Ann Stocker said she had read there before at other open mics, but I must've missed her -- too bad for me, based on what I heard tonight. "Menina," about a young girl on an island off the coast of Brazil, weaving in Portuguese, & "The Globe Extinguishes," which said was "a bit pretentious" -- yes, but not bad either.
The youngest poet of the night (& most nights) was Nina Cerniglia who without a mic was nearly inaudible. The best I could get was one poem was about flowers & the other about her as a kid. At 6 or 7 years old poetry is natural to her, nearly all kids her age can write short, effective, playful poems -- that's their spirit as kids: their life is a poem at that age. Let's see what she is like at 15 or 16, when kids mostly shut themselves up with friends or video games & people like her grandmother (or me) are weird freaks. That's when the real poetry begins.
Marty read his poem to Richard, from the short-lived venture with Arthur's Market, what Marty said was his first poem read out, "At Ease at Arthur's".
OK, I've finally got it correct, after printing 200 flyers for Poets in the Park, it's Chris Brabham -- I've been habitually mis-spelling it, as previous entries on this Blog serve as ample evidence. Chris read "Thank you for the Chaos" & later came back to do "Let the So-Called Nurses Stand Up."
I think Marty was waiting for Tim to arrive but Tim must've had to get himself straightened out & then didn't bring any poems, so he did a short ditty from memory that I essentially missed.
el Presidente Thom Francis (AlbanyPoets.com) didn't bring any poems either.

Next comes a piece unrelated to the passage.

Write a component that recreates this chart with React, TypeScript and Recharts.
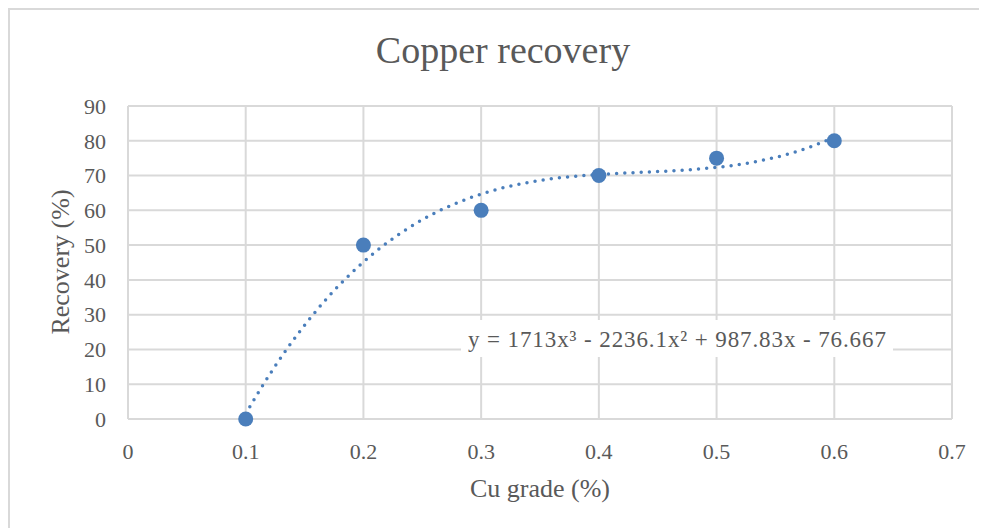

But he had showed me a copy of the new (further) upstate edition of Chronogram & he is the first poet published there, so he read his classic "Radio Man" from the premier issue. The new Chronogram looks like the edition published for many years in the mid-Hudson region -- expensive, upscale ads; classy, attractive layouts; short, so-what articles (on Thomas Merton??). The kind of thing that can make money for the businessmen owners, but not anything I would send home to Mom (if I had one). I don't envy my friend Tim Cahill having to deal with the business of it all, nor poetry editor Mary Panza (bets on how many poetry editors they'll go through in the next year?). It'll do fine, there are lots of "real artists" out there up in the hills. I'm glad Thom was the first poet they published (& the first poems he's had published, except for his own Other:___); ask me & I'll give you a list of the poets they won't publish.
Anyway, Marty finished up the night with a new one, "we as poets know it..." it began.
Marty says it will be the last Tuesday of the month, but check the time.